Video-based Characters - Creating New Human Performances from a Multi-view Video Database

Feng Xu^†, Yebin Liu^∗, Carsten Stoll^∗, James Tompkin^‡, Gaurav Bharaj^∗, Qionghai Dai^†, Hans-Peter Seidel^∗, Jan Kautz^‡, Christian Theobalt^∗
^†Tsinghua University, China ^‡University College London, UK ^∗MPI Informatik, Germany

Siggraph, 2011

An animation of an actor created with our method from a multi-view video database. The motion was designed by an animator and the camera was tracked from the background with a commercial camera tracker. In the composited scene of animation and background, the synthesized character and her spatio-temporal appearance look close to lifelike.

Abstract

We present a method to synthesize plausible video sequences of humans according to user-defined body motions and viewpoints. We first capture a small database of multi-view video sequences of an actor performing various basic motions. This database needs to be captured only once and serves as the input to our synthesis algorithm. We then apply a marker-less model-based performance capture approach to the entire database to obtain pose and geometry of the actor in each database frame.
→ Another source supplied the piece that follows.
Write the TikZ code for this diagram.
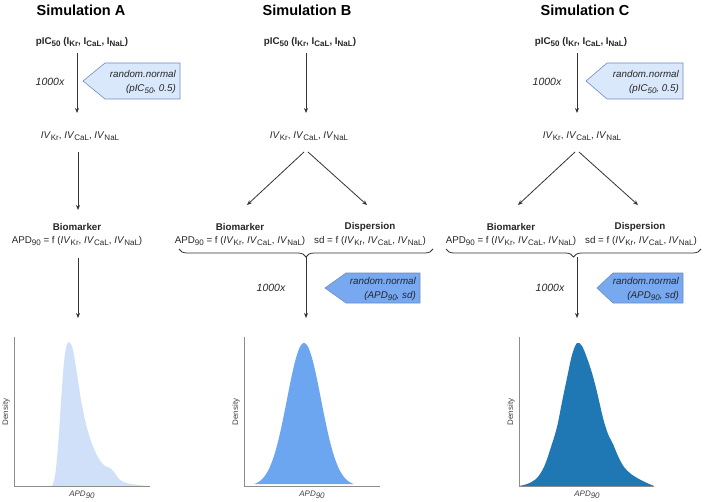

To create novel video sequences of the actor from the database, a user animates a 3D human skeleton with novel motion and viewpoints. Our technique then synthesizes a realistic video sequence of the actor performing the specified motion based only on the initial database. The first key component of our approach is a new efficient retrieval strategy to find appropriate spatio-temporally coherent database frames from which to synthesize target video frames. The second key component is a warping-based texture synthesis approach that uses the retrieved most-similar database frames to synthesize spatio-temporally coherent target video frames. For instance, this enables us to easily create video sequences of actors performing dangerous stunts without them being placed in harm’s way. We show through a variety of result videos and a user study that we can synthesize realistic videos of people, even if the target motions and camera views are different from the database content.